**DATASET**
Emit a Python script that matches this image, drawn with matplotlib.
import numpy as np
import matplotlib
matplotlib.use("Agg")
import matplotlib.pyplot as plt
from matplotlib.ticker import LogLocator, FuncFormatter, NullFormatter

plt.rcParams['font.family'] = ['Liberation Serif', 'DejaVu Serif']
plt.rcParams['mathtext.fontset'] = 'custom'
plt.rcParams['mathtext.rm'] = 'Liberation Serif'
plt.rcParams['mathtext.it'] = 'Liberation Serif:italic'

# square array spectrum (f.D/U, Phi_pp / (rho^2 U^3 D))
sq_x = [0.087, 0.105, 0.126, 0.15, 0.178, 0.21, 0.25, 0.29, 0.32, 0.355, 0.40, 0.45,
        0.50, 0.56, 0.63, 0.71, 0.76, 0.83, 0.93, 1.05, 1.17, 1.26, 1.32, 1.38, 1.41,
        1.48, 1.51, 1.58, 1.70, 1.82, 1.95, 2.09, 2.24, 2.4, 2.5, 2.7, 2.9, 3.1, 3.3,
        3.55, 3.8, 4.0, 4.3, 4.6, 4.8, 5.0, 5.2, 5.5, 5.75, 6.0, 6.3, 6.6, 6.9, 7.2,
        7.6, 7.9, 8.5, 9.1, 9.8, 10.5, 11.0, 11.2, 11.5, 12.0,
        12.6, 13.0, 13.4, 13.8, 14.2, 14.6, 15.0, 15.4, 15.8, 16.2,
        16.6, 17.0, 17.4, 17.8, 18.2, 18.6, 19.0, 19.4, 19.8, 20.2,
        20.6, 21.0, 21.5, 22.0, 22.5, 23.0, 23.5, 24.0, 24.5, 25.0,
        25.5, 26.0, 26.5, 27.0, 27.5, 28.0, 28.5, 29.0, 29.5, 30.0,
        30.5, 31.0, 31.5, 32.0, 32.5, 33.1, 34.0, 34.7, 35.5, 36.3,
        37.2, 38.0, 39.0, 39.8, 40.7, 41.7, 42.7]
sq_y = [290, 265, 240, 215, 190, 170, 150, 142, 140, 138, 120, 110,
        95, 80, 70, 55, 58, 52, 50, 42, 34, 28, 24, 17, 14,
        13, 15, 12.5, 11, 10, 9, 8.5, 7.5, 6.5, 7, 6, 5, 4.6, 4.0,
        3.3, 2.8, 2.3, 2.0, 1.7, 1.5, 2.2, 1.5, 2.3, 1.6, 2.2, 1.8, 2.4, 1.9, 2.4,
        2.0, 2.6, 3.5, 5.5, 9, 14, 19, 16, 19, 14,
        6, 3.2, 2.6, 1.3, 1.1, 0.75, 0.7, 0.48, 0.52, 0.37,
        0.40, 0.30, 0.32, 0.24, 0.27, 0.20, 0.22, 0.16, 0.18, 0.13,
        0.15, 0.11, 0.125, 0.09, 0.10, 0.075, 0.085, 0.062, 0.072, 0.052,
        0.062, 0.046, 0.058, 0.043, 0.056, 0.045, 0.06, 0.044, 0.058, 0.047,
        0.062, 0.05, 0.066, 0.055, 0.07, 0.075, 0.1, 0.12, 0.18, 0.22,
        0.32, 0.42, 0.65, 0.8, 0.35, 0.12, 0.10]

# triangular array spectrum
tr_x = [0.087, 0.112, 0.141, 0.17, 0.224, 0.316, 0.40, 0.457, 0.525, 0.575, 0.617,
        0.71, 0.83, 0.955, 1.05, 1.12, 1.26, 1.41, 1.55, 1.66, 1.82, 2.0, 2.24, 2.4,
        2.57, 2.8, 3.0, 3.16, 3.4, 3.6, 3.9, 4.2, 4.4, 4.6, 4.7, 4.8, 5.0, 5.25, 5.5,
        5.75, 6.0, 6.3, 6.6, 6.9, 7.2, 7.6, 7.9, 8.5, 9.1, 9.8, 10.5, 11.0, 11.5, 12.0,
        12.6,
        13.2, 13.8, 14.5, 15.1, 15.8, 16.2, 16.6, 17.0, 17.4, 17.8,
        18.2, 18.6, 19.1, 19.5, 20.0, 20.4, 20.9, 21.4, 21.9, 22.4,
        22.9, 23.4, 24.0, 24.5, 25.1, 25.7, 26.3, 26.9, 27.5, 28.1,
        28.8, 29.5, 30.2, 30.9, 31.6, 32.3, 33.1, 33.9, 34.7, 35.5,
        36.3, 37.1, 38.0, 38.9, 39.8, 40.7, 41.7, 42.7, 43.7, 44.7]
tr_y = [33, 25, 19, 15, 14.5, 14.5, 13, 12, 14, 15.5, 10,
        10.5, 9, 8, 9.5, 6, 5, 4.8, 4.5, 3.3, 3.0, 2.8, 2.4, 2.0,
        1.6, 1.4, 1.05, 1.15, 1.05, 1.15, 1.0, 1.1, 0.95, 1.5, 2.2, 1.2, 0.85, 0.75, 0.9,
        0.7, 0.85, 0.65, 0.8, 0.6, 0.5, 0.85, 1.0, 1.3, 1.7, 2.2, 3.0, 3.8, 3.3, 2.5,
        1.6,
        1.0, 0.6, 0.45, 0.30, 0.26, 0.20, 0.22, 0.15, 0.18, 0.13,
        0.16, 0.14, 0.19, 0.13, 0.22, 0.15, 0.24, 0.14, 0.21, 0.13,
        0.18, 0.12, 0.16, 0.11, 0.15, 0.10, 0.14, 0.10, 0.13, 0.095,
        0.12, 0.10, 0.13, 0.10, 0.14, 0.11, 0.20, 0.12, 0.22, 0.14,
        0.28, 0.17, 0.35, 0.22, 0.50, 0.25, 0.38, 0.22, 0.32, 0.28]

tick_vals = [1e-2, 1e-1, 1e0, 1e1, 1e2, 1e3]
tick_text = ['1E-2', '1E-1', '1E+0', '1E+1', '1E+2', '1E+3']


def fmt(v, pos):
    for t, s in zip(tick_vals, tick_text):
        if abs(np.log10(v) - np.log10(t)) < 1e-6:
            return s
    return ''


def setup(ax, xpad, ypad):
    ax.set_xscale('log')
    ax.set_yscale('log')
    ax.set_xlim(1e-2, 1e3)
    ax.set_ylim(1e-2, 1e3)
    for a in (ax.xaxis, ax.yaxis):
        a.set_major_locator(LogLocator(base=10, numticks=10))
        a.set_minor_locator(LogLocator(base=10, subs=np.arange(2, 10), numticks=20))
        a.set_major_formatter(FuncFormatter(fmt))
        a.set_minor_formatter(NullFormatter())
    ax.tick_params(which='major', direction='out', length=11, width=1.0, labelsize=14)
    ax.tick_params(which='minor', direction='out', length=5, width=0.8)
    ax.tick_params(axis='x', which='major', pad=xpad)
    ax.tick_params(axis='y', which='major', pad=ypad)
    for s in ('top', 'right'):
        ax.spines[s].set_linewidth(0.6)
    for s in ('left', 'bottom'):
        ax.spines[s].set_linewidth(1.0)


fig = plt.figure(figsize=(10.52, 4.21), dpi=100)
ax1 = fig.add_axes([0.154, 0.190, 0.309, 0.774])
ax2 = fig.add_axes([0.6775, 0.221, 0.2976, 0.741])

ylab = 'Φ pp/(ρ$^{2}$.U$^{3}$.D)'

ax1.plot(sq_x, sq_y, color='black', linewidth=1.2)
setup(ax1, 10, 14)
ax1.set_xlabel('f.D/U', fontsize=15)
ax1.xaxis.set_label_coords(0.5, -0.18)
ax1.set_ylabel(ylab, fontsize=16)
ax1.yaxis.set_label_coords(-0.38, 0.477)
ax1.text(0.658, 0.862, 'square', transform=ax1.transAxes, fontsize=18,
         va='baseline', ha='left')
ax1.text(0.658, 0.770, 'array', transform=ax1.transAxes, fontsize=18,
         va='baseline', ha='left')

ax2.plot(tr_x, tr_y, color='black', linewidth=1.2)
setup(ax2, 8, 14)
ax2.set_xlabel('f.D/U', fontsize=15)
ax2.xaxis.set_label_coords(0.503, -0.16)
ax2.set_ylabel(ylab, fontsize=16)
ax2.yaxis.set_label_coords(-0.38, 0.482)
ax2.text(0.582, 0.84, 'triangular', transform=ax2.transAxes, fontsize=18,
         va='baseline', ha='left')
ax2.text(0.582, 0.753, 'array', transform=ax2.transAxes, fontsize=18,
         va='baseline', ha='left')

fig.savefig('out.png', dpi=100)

--

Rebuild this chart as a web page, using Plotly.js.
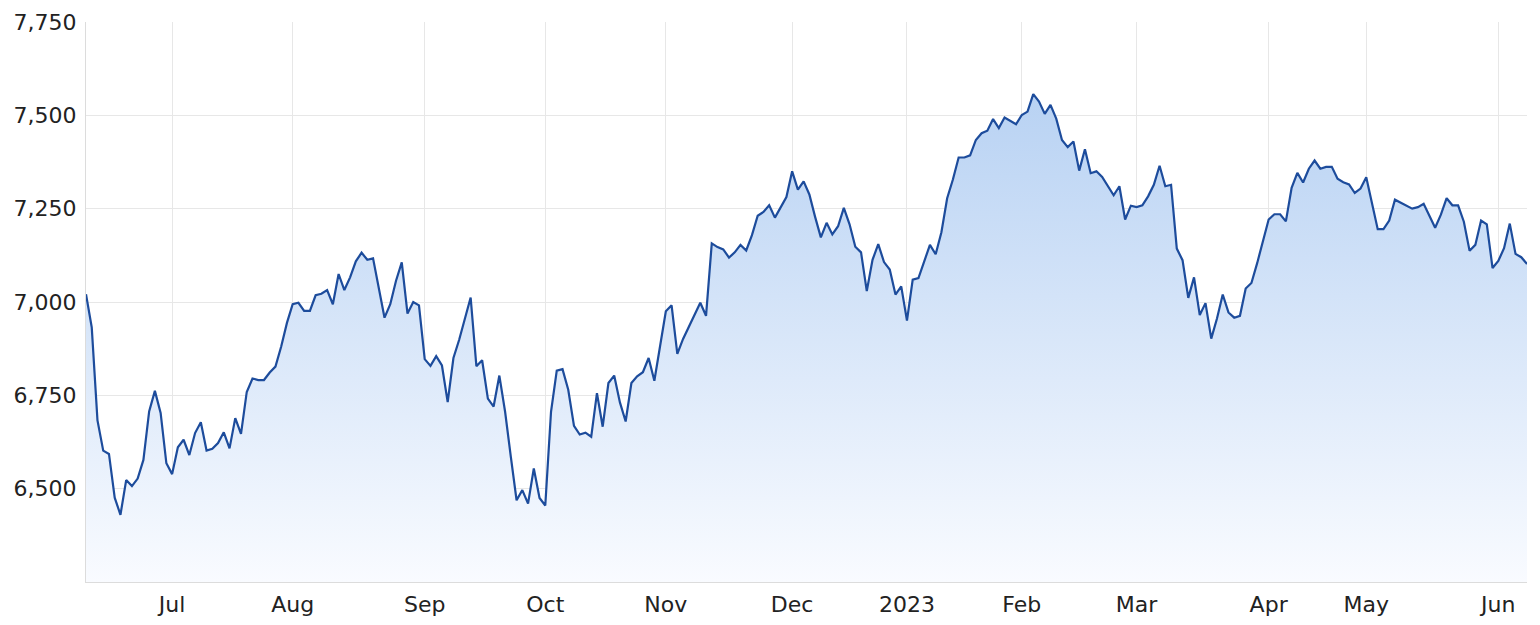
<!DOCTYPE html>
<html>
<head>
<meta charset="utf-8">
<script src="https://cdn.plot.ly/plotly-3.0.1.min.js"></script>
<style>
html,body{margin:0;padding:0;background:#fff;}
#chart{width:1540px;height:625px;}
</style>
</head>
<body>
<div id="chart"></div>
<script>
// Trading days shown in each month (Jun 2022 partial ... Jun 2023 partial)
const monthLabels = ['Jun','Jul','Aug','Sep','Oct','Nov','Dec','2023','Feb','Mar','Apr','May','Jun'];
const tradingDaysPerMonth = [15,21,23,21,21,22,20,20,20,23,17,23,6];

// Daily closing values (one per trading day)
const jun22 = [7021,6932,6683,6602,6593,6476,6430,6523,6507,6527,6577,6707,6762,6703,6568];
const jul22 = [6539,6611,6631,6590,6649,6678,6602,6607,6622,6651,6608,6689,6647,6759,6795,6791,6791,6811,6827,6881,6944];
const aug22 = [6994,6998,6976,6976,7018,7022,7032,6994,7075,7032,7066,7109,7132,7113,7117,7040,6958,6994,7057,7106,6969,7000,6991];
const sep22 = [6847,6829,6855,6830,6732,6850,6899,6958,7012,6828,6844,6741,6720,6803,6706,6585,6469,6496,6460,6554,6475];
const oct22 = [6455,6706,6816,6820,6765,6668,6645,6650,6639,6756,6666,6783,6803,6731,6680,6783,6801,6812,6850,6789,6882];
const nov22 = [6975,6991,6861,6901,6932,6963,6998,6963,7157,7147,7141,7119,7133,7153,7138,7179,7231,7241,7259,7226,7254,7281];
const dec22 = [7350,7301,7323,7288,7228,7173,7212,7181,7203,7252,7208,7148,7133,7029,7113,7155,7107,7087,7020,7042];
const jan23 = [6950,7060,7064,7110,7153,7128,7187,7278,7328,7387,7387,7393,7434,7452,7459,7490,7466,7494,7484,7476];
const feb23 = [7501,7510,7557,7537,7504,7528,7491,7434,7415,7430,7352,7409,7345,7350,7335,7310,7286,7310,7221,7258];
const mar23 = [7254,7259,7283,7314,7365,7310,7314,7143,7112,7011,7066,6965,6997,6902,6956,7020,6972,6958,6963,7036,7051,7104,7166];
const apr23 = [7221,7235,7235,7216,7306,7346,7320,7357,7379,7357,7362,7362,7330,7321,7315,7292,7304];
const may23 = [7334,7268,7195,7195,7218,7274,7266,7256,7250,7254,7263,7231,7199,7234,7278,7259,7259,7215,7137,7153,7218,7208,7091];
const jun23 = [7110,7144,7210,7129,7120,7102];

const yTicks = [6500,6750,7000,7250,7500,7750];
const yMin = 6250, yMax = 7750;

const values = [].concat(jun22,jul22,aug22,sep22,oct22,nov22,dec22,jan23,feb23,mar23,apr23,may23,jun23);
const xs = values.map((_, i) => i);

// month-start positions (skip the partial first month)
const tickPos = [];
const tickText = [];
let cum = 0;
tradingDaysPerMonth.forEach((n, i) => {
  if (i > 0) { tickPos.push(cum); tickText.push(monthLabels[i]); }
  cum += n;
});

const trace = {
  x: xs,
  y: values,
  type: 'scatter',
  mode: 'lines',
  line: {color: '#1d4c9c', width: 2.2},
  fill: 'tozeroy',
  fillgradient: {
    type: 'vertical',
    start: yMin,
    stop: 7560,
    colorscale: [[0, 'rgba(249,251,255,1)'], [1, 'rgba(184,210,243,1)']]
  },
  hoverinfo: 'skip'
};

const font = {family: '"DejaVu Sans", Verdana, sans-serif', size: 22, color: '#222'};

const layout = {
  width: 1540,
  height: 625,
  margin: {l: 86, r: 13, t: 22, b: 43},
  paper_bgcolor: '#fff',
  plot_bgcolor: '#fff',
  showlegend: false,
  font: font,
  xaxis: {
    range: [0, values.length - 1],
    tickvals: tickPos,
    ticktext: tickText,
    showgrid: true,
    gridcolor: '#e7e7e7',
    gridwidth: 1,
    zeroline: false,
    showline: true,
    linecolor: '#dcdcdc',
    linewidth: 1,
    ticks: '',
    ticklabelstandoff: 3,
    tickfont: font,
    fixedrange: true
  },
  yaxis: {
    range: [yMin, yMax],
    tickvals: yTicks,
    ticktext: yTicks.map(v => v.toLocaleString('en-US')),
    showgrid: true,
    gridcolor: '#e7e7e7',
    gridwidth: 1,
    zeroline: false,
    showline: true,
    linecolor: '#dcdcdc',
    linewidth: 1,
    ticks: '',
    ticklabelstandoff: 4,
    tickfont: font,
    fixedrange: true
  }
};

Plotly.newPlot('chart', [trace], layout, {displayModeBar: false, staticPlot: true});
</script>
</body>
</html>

==

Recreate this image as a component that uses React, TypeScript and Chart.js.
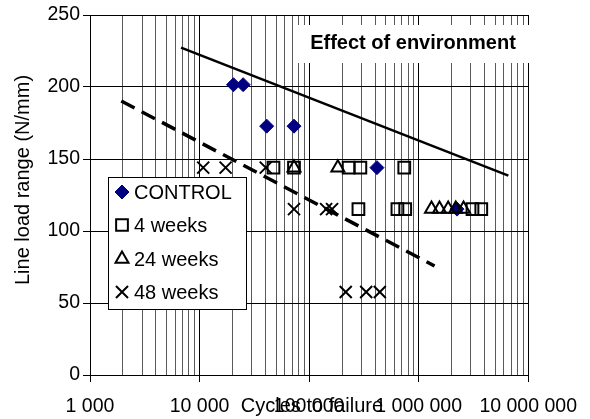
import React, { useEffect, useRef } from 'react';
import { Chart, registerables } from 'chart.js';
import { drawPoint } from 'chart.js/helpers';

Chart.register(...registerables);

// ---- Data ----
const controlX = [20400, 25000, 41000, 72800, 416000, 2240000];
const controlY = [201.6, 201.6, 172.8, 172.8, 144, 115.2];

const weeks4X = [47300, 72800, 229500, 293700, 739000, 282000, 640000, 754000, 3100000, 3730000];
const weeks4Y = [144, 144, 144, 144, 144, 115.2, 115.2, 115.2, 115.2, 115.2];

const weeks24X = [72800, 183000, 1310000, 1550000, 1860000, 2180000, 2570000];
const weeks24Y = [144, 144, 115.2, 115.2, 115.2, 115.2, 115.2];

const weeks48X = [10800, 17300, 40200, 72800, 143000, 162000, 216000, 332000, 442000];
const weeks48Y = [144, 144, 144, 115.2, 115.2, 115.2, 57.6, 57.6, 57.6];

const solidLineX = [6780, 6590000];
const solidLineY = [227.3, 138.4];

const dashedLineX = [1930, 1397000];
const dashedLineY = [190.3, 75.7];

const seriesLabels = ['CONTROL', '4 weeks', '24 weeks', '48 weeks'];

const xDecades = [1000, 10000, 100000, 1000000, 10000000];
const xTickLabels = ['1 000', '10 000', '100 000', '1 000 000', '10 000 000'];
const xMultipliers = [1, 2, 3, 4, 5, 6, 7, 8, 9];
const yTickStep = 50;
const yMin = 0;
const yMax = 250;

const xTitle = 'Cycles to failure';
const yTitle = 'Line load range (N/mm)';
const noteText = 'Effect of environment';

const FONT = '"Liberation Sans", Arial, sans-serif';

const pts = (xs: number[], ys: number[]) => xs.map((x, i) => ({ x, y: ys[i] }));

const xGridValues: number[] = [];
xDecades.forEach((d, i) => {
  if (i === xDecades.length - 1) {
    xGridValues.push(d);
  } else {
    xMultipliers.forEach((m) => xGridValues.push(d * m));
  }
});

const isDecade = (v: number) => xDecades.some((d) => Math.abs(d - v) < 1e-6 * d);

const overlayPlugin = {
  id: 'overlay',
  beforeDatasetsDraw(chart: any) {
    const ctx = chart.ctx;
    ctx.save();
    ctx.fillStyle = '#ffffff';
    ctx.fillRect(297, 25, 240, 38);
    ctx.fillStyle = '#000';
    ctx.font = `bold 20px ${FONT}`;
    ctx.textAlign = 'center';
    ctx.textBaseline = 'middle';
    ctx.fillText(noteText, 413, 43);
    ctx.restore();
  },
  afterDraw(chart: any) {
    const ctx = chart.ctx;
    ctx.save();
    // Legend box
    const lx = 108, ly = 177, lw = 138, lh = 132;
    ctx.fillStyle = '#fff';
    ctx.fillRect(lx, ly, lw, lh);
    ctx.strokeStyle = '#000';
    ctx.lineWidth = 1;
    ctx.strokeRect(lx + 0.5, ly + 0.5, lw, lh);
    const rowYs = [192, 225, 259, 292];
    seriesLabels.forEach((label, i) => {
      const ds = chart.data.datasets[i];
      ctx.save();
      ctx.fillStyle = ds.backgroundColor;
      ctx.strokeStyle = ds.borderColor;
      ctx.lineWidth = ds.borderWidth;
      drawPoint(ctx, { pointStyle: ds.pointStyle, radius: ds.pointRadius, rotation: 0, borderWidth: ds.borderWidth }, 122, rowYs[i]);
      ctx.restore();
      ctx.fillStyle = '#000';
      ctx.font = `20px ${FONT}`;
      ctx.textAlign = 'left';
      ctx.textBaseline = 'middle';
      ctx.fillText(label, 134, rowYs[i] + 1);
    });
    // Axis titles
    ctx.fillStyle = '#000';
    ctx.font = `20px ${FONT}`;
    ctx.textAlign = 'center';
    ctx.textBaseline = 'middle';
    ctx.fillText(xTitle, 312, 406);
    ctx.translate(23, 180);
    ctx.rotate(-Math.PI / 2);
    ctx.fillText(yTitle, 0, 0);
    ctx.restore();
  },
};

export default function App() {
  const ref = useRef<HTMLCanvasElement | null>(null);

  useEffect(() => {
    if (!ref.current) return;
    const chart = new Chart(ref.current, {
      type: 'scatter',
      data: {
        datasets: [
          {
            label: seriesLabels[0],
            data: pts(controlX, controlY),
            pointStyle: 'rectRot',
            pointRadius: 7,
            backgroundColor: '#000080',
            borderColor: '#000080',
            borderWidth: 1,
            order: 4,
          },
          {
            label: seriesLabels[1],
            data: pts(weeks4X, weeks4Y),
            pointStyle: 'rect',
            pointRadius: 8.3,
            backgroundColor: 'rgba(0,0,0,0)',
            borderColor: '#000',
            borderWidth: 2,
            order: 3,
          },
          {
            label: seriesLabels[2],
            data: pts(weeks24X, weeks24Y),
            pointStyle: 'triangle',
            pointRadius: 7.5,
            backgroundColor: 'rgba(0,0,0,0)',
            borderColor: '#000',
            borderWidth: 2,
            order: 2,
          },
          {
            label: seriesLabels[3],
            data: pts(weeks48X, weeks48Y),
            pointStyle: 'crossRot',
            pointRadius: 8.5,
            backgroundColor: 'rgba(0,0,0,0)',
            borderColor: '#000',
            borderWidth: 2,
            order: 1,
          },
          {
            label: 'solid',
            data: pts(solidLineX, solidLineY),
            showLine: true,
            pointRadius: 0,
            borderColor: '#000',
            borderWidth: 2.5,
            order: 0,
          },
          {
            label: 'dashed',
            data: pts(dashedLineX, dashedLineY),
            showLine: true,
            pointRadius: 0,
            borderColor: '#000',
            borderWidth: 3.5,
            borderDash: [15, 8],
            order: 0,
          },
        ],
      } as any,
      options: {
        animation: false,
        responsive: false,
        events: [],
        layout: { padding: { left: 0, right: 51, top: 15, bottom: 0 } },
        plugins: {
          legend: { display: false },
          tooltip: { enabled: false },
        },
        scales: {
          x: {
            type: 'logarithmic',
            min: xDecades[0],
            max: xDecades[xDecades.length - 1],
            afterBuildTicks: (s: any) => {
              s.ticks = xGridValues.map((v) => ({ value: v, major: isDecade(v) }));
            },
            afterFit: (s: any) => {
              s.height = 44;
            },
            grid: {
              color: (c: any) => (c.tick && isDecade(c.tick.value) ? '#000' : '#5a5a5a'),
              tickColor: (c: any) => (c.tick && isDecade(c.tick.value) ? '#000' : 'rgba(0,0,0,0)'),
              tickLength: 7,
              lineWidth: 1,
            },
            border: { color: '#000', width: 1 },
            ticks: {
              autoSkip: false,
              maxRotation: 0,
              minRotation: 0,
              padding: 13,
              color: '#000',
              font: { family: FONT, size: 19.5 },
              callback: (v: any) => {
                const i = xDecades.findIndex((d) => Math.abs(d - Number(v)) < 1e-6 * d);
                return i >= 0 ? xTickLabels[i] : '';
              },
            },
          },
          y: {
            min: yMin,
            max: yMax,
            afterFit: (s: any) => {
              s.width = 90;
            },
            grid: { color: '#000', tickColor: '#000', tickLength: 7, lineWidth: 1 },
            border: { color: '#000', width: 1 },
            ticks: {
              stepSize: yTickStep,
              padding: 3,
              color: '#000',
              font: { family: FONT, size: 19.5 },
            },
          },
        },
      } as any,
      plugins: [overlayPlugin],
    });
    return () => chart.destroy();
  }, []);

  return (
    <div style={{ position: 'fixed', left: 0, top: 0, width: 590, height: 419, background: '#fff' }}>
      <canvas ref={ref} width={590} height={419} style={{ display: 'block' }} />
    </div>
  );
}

**EXERCISE DETAILS**
Using the data above, print only the lines starting at the one with "Recreate this image" and ending at the one with "57.6, 57.6, 57.6];", exactly as they stand, minus the pictures.

**SOLVED PROBLEM**
Recreate this image as a component that uses React, TypeScript and Chart.js.
import React, { useEffect, useRef } from 'react';
import { Chart, registerables } from 'chart.js';
import { drawPoint } from 'chart.js/helpers';

Chart.register(...registerables);

// ---- Data ----
const controlX = [20400, 25000, 41000, 72800, 416000, 2240000];
const controlY = [201.6, 201.6, 172.8, 172.8, 144, 115.2];

const weeks4X = [47300, 72800, 229500, 293700, 739000, 282000, 640000, 754000, 3100000, 3730000];
const weeks4Y = [144, 144, 144, 144, 144, 115.2, 115.2, 115.2, 115.2, 115.2];

const weeks24X = [72800, 183000, 1310000, 1550000, 1860000, 2180000, 2570000];
const weeks24Y = [144, 144, 115.2, 115.2, 115.2, 115.2, 115.2];

const weeks48X = [10800, 17300, 40200, 72800, 143000, 162000, 216000, 332000, 442000];
const weeks48Y = [144, 144, 144, 115.2, 115.2, 115.2, 57.6, 57.6, 57.6];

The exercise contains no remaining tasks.